Yesterday Mike (ghostop14) submitted to us by email a document that gives an overview of his experiments on rewriting several GNU Radio blocks to take advantage of OpenCL GPU acceleration. High end discrete gaming GPU’s (Graphics Processing Unit) on PC’s are a very powerful parallel processors which can be significantly faster at performing calculations than the general purpose CPU. But only algorithms that can be parallelized are worth running on the GPU, and there is an additional overhead to pass the data between the CPU and GPU. This means that only some algorithms will actually work faster on the GPU. GPU acceleration could be part of the key to allowing very high bandwidth SDRs to run on PC’s.

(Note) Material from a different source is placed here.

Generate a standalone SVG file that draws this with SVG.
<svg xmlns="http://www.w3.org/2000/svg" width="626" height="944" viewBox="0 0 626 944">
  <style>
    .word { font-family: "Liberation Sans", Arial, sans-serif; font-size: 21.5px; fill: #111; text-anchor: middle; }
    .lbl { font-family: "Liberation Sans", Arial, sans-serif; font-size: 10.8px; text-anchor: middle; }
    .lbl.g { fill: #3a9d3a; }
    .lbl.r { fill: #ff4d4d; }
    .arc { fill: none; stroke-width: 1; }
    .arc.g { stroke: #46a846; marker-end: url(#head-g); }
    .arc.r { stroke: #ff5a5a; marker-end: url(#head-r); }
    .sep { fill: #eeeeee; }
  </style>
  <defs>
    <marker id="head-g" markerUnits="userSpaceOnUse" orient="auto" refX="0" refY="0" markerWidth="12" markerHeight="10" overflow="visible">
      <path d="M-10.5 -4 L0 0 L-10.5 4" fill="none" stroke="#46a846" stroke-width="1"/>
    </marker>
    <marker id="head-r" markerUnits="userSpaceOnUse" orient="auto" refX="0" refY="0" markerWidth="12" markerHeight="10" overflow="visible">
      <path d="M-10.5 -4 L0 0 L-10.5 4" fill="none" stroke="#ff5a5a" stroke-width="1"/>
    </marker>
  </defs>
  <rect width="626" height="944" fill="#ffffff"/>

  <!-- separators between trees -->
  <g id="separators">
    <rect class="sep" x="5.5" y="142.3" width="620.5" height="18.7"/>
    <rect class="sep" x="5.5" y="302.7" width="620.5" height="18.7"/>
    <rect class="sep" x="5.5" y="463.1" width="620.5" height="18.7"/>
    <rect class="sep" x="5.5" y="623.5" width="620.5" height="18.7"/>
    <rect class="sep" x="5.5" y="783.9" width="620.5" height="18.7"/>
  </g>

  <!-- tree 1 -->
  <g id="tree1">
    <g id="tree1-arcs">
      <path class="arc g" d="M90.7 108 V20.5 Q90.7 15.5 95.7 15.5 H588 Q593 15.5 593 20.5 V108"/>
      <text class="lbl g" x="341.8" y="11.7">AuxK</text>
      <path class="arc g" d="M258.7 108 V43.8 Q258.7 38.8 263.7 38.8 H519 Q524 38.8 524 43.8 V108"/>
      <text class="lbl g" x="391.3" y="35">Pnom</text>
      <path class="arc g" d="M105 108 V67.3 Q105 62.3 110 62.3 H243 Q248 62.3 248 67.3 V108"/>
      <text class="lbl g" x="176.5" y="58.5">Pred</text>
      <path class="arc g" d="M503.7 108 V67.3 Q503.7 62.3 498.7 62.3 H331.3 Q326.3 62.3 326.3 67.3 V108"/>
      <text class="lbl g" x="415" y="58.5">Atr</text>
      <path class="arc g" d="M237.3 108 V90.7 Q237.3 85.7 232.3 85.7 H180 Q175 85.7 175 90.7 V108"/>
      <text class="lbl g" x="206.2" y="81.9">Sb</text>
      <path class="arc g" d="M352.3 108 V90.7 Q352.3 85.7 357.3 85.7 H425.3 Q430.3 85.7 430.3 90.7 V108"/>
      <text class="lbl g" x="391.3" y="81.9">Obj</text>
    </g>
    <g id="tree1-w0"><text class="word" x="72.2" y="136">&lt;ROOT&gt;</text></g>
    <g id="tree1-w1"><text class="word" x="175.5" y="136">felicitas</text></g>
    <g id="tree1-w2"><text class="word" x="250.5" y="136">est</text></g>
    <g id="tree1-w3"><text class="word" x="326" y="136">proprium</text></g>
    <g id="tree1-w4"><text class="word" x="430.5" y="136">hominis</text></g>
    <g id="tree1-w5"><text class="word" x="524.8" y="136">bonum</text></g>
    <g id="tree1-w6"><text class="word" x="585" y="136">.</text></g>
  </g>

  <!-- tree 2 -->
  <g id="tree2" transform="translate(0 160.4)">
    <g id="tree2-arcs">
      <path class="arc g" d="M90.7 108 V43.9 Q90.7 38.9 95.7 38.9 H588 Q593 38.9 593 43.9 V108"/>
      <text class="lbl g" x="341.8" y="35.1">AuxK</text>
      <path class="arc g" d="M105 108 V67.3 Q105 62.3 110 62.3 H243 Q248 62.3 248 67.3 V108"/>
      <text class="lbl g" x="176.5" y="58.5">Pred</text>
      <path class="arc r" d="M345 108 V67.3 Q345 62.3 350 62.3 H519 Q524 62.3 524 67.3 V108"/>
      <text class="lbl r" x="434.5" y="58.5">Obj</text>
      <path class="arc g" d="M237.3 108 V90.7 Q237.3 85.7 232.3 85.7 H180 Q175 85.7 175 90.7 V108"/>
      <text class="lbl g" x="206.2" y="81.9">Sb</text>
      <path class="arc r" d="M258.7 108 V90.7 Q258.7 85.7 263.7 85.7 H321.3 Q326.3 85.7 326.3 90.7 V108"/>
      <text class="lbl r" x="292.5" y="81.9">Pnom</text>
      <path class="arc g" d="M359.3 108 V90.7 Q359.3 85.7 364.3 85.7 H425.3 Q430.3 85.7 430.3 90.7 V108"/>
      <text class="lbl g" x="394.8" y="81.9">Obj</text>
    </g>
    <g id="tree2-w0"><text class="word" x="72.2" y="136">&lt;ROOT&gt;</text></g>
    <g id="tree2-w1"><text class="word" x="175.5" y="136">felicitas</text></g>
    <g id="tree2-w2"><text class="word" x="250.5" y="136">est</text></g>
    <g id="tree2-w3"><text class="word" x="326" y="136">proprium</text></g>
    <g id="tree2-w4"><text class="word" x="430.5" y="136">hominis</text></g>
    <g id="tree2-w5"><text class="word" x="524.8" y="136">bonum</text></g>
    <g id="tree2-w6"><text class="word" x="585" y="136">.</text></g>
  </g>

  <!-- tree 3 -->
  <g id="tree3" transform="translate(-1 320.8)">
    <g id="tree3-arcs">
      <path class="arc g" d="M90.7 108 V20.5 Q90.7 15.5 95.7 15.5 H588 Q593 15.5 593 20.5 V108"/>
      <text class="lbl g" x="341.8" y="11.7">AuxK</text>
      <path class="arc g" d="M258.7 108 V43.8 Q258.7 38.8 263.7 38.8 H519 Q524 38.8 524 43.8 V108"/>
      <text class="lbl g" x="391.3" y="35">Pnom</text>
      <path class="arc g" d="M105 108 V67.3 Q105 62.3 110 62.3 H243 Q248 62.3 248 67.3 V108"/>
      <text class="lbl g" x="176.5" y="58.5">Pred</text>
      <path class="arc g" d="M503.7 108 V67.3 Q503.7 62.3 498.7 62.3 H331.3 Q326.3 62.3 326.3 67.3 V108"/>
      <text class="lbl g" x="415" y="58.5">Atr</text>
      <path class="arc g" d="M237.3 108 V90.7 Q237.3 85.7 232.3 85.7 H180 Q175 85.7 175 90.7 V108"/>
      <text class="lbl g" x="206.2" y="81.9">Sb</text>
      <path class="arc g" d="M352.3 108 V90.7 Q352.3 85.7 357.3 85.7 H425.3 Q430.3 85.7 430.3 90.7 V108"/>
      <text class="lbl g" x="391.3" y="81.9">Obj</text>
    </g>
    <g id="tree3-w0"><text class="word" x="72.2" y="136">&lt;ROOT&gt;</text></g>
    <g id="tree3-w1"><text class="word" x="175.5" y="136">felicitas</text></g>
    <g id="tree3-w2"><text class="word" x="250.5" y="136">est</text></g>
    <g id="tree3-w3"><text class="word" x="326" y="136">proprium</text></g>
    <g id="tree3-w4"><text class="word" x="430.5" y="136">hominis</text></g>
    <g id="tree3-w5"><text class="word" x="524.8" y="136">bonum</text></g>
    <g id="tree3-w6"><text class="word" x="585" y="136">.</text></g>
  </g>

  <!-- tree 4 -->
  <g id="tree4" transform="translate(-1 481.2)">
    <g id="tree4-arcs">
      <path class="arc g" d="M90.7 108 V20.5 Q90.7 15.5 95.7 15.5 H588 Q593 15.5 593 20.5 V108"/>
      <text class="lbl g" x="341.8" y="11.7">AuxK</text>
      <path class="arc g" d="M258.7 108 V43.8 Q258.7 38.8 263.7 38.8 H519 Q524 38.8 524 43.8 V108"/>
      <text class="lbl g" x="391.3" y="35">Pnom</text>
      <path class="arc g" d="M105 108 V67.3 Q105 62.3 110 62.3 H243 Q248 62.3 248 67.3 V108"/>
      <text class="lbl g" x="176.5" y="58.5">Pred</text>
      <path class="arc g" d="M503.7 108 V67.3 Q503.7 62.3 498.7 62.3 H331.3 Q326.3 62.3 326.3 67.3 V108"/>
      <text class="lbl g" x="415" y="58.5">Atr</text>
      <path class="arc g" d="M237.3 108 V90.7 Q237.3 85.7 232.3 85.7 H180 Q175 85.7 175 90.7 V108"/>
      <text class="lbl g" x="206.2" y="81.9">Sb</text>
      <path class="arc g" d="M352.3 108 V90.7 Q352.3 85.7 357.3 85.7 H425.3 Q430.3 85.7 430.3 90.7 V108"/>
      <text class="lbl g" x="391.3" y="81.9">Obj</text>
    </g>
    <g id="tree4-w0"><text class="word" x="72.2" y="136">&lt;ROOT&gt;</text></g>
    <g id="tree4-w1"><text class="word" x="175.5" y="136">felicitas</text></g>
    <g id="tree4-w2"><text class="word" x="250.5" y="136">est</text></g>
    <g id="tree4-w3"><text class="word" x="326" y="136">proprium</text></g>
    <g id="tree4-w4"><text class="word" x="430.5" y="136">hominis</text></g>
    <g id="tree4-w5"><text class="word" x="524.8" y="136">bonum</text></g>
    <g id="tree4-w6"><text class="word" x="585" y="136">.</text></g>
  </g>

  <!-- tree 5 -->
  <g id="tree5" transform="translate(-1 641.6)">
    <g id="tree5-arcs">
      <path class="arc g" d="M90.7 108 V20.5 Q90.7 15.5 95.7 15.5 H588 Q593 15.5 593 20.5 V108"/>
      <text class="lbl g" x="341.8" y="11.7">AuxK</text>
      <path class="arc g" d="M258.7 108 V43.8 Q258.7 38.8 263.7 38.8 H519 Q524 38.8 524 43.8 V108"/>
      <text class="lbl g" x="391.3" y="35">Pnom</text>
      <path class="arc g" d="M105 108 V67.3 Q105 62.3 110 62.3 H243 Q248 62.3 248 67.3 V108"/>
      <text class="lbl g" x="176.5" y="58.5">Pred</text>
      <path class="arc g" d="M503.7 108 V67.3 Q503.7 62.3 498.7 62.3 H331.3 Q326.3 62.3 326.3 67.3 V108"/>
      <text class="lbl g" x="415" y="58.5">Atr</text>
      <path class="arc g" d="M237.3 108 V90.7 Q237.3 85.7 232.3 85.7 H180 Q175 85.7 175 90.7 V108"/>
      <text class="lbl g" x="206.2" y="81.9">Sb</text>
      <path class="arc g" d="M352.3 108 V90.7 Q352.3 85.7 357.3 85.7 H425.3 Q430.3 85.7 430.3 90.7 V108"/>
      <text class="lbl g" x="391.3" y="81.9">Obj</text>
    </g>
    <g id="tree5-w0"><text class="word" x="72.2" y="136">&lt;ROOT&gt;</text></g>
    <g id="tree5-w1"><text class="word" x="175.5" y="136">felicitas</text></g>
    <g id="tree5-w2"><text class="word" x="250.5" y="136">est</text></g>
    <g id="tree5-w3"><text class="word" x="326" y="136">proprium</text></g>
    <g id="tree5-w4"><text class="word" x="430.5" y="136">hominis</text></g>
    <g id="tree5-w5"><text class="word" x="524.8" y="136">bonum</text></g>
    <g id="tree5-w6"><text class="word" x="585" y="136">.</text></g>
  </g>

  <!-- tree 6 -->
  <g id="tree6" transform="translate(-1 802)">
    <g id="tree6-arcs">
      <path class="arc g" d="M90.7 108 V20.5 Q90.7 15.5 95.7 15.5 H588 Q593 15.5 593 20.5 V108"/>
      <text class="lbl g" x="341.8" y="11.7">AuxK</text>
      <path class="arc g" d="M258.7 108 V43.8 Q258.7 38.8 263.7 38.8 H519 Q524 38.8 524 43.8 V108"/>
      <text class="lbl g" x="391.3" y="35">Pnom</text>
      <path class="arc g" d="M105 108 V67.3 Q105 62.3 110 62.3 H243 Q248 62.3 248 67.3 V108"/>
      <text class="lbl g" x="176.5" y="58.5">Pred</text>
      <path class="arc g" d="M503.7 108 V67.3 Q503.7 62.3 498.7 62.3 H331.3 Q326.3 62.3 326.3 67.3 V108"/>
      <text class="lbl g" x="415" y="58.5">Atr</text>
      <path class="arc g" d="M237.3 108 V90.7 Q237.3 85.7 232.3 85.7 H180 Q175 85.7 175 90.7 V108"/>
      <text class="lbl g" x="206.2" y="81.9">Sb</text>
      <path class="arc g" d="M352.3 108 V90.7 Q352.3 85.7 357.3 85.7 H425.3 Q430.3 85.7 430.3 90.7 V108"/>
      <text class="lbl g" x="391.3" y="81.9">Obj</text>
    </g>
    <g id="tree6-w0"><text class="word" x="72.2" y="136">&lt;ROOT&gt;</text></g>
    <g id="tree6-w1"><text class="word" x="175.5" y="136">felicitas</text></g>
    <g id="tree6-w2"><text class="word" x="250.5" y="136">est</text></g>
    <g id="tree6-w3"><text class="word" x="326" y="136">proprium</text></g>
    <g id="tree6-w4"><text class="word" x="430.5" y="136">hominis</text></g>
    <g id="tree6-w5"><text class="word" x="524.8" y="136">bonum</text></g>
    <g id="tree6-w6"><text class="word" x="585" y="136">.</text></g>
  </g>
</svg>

In Mike’s experiments he accordingly found that only some GNU Radio blocks could be accelerated by the GPU. Many blocks ran more slowly on the GPU due to the additional overheads. In the end the blocks he tested that showed actual or at least mixed acceleration were:

Log10
Complex To Arg
Complex To Mag/Phase
A custom Signal To Noise Ratio Helper that executes a divide->Log10->Abs sequence
Mag/Phase To Complex (OpenCL performed better only for blocks above 8K for the 1070, and 18K for the 970 and 1000M)
Signal Source (OpenCL outperformed CPU only for the 1070 for 8K blocks and above)
Quadrature Demodulation (OpenCL performed better only for blocks above 10K)

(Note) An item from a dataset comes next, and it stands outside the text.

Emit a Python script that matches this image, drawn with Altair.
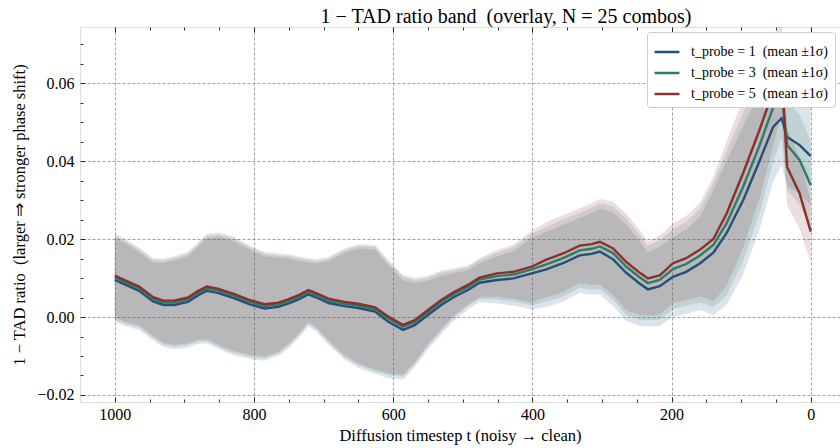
import altair as alt
import pandas as pd

# ---------------- data ----------------
T = [1000, 985, 965, 945, 930, 915, 895, 880, 868, 852,
     840, 828, 805, 785, 765, 750, 735, 722, 710, 693,
     670, 650, 626, 607, 586, 569, 550, 531, 512, 492,
     476, 451, 427, 401, 380, 356, 332, 315, 303, 284,
     265, 246, 234, 217, 198, 179, 159, 140, 121, 97,
     73, 54, 42, 34, 16, 0]

MEAN_1 = [0.0095, 0.0083, 0.0067, 0.0040, 0.0031, 0.0031, 0.0039, 0.0056, 0.0067, 0.0062,
          0.0055, 0.0048, 0.0032, 0.0022, 0.0026, 0.0035, 0.0046, 0.0058, 0.0050, 0.0036,
          0.0028, 0.0023, 0.0014, -0.0012, -0.0033, -0.0021, 0.0005, 0.0031, 0.0052, 0.0070,
          0.0088, 0.0095, 0.0099, 0.0112, 0.0122, 0.0138, 0.0158, 0.0162, 0.0168, 0.0148,
          0.0113, 0.0086, 0.0071, 0.0079, 0.0103, 0.0116, 0.0138, 0.0165, 0.0215, 0.0300,
          0.0403, 0.0488, 0.0510, 0.0462, 0.0441, 0.0413]

MEAN_3 = [0.0101, 0.0089, 0.0073, 0.0046, 0.0037, 0.0037, 0.0045, 0.0062, 0.0073, 0.0068,
          0.0061, 0.0054, 0.0038, 0.0028, 0.0032, 0.0041, 0.0052, 0.0064, 0.0056, 0.0042,
          0.0034, 0.0029, 0.0020, -0.0004, -0.0025, -0.0013, 0.0013, 0.0039, 0.0060, 0.0078,
          0.0096, 0.0105, 0.0109, 0.0122, 0.0135, 0.0151, 0.0171, 0.0175, 0.0181, 0.0164,
          0.0129, 0.0102, 0.0087, 0.0095, 0.0123, 0.0136, 0.0158, 0.0185, 0.0240, 0.0335,
          0.0443, 0.0538, 0.0580, 0.0441, 0.0403, 0.0338]

MEAN_5 = [0.0106, 0.0094, 0.0078, 0.0051, 0.0042, 0.0042, 0.0050, 0.0067, 0.0078, 0.0073,
          0.0066, 0.0059, 0.0043, 0.0033, 0.0037, 0.0046, 0.0057, 0.0069, 0.0061, 0.0047,
          0.0039, 0.0034, 0.0025, 0.0001, -0.0020, -0.0008, 0.0018, 0.0044, 0.0065, 0.0083,
          0.0101, 0.0112, 0.0116, 0.0129, 0.0147, 0.0163, 0.0183, 0.0187, 0.0193, 0.0176,
          0.0141, 0.0114, 0.0099, 0.0107, 0.0138, 0.0151, 0.0173, 0.0200, 0.0265, 0.0370,
          0.0483, 0.0580, 0.0640, 0.0385, 0.0317, 0.0219]

SIGMA = [0.0108, 0.0106, 0.0100, 0.0100, 0.0108, 0.0114, 0.0117, 0.0125, 0.0135, 0.0143,
         0.0146, 0.0146, 0.0140, 0.0134, 0.0126, 0.0115, 0.0098, 0.0082, 0.0088, 0.0107,
         0.0137, 0.0153, 0.0160, 0.0145, 0.0128, 0.0108, 0.0088, 0.0075, 0.0060, 0.0050,
         0.0050, 0.0060, 0.0070, 0.0092, 0.0096, 0.0099, 0.0096, 0.0105, 0.0110, 0.0120,
         0.0124, 0.0109, 0.0095, 0.0102, 0.0102, 0.0108, 0.0120, 0.0160, 0.0185, 0.0190,
         0.0175, 0.0140, 0.0120, 0.0105, 0.0100, 0.0095]
SIGMA_TAIL_1 = [0.0125, 0.0125, 0.0125]
SIGMA_TAIL_3 = [0.0115, 0.0115, 0.0115]
SIGMA_TAIL_5 = [0.0100, 0.0090, 0.0080]

SP = "\u00a0\u00a0"
SERIES = [f"t_probe = 1{SP}(mean ±1σ)", f"t_probe = 3{SP}(mean ±1σ)", f"t_probe = 5{SP}(mean ±1σ)"]
COLORS = ["#244f7a", "#2e7c67", "#8b2f2a"]

X_MAJOR = [1000, 800, 600, 400, 200, 0]
X_MINOR = [950, 900, 850, 750, 700, 650, 550, 500, 450, 350, 300, 250, 150, 100, 50]
Y_MAJOR = [-0.02, 0.0, 0.02, 0.04, 0.06]
Y_MINOR = [-0.015, -0.01, -0.005, 0.005, 0.01, 0.015, 0.025, 0.03, 0.035,
           0.045, 0.05, 0.055, 0.065, 0.07]

# ---------------- table ----------------
rows = []
sigmas = [SIGMA[:-3] + SIGMA_TAIL_1, SIGMA[:-3] + SIGMA_TAIL_3, SIGMA[:-3] + SIGMA_TAIL_5]
for name, means, sig in zip(SERIES, [MEAN_1, MEAN_3, MEAN_5], sigmas):
    for t, m, s in zip(T, means, sig):
        rows.append({"t": t, "series": name, "mean": m, "lo": m - s, "hi": m + s})
df = pd.DataFrame(rows)

W, H = 760, 375
FONT = "Liberation Serif"

xscale = alt.Scale(domain=[-42, 1050], reverse=True, nice=False, zero=False)
yscale = alt.Scale(domain=[-0.0218, 0.0744], nice=False, zero=False)
cscale = alt.Scale(domain=SERIES, range=COLORS)

legend = alt.Legend(
    title=None, orient="none", legendX=567, legendY=5,
    fillColor="white", strokeColor="#cccccc", cornerRadius=3, padding=6,
    symbolType="stroke", symbolStrokeWidth=2.5, symbolSize=620,
    labelFont=FONT, labelFontSize=14, labelColor="black", rowPadding=0,
    labelOffset=10, symbolOpacity=1)

base = alt.Chart(df)

x_main = alt.X("t:Q", scale=xscale, axis=alt.Axis(
    values=X_MAJOR, grid=True, gridDash=[3, 2], gridColor="#8a8a8a", gridWidth=0.8,
    ticks=False, tickSize=0, domain=False, labelFont=FONT, labelFontSize=16,
    labelColor="black", labelPadding=4, format="d",
    title="Diffusion timestep t (noisy → clean)", titleFont=FONT, titleFontSize=16.5,
    titleFontWeight="normal", titleColor="black", titlePadding=5))
y_main = alt.Y("lo:Q", scale=yscale, axis=alt.Axis(
    values=Y_MAJOR, grid=True, gridDash=[3, 2], gridColor="#8a8a8a", gridWidth=0.8,
    ticks=False, tickSize=0, domain=False, labelFont=FONT, labelFontSize=16,
    labelColor="black", labelPadding=6, format=".2f",
    title=f"1 − TAD ratio{SP}(larger ⇒ stronger phase shift)", titleFont=FONT,
    titleFontSize=16.5, titleFontWeight="normal", titleColor="black", titlePadding=9))

bands = base.mark_area(opacity=0.155, interpolate="linear", clip=True).encode(
    x=x_main, y=y_main, y2="hi:Q",
    color=alt.Color("series:N", scale=cscale, legend=legend))

lines = base.mark_line(strokeWidth=2.4, clip=True).encode(
    x=alt.X("t:Q", scale=xscale, axis=None),
    y=alt.Y("mean:Q", scale=yscale, axis=None),
    color=alt.Color("series:N", scale=cscale, legend=legend))


def tick_layer(xvals, xorient, xsize, yvals, ysize):
    enc = {
        "x": alt.X("t:Q", scale=xscale, axis=alt.Axis(
            orient=xorient, offset=-H, values=xvals, labels=False, ticks=True,
            tickSize=xsize, tickColor="black", tickWidth=0.8, domain=False,
            grid=False, title=None)),
    }
    if yvals is not None:
        enc["y"] = alt.Y("mean:Q", scale=yscale, axis=alt.Axis(
            orient="right", offset=-W, values=yvals, labels=False, ticks=True,
            tickSize=ysize, tickColor="black", tickWidth=0.8, domain=False,
            grid=False, title=None))
    else:
        enc["y"] = alt.Y("mean:Q", scale=yscale, axis=None)
    return base.mark_line(strokeOpacity=0, clip=True).encode(**enc)


t1 = tick_layer(X_MAJOR, "top", 5, Y_MAJOR, 5)
t2 = tick_layer(X_MINOR, "top", 3, Y_MINOR, 3)
t3 = tick_layer(X_MAJOR, "bottom", 5, None, 0)
t4 = tick_layer(X_MINOR, "bottom", 3, None, 0)

chart = alt.layer(bands, lines, t1, t2, t3, t4).resolve_axis(
    x="independent", y="independent"
).properties(
    width=W, height=H,
    title=alt.TitleParams(f"1 − TAD ratio band{SP}(overlay, N = 25 combos)", font=FONT,
                          fontSize=20, fontWeight="normal", color="black",
                          anchor="middle", dx=46, dy=8, offset=8),
    autosize=alt.AutoSizeParams(type="none"),
    padding={"left": 80, "top": 27, "right": 0, "bottom": 46},
).configure_view(stroke="black", strokeWidth=1.1).configure(background="white")

chart.save("out.html", embed_options={"renderer": "svg", "actions": False})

The project is called gr-clenabled, and the open source code for gr-clenabled is available over on GitHub. A document documenting a full study of the implementation and performance of GPU GNU Radio blocks can be found here. Below is an excerpt from Mike’s overview document (if you want more information we suggest reading the overview first, and then the full study document):

About 4 months ago I decided to take on a project that I had wished existed for some time. With all of the code available for using graphics cards for signal processing why were there not a wealth of GPU-accelerated blocks for GNURadio? Really leveraging my new graphics card (an NVIDIA GTX 1070), couldn’t I drive 80 MSPS or higher through if I had hardware that could supply it? (I know USB 2.0 bus speeds, some decoders require hardware for speed, etc. but an SDR enthusiast can still dream)

My idea seemed simple enough. Why not develop OpenCL versions of the most common blocks used in digital data processing? I may not hit my throughput goal but I bet I can really accelerate my flowgraphs. And since I can dream up whatever I want before I have to actually make it, why not make it even more scalable? Why not be able to take full advantage of multiple graphics cards in a system by being able to assign different blocks to run on different cards?

I know, that’s a lot of questions, but sounds great if it existed right? What I didn’t realize was the scope of the box I was about to open. My first task at hand was to learn OpenCL and REALLY dig into the depths of the GNURadio code. Turns out not all signal processing algorithms lend themselves nicely to the way massively parallel processing works. And there’s a time price to pay to move data to a PCI card for processing then retrieve the results that has to be considered. Some native blocks take longer than this transfer time to run and can benefit from offloading, while others are so fast they’re done before a GPU even gets the data. But I’m getting ahead of myself here.

Throughput of the log10 GNU Radio block on various different GPU's at different block sizes. — Throughput of the log10 GNU Radio block on various different GPU’s at different block sizes.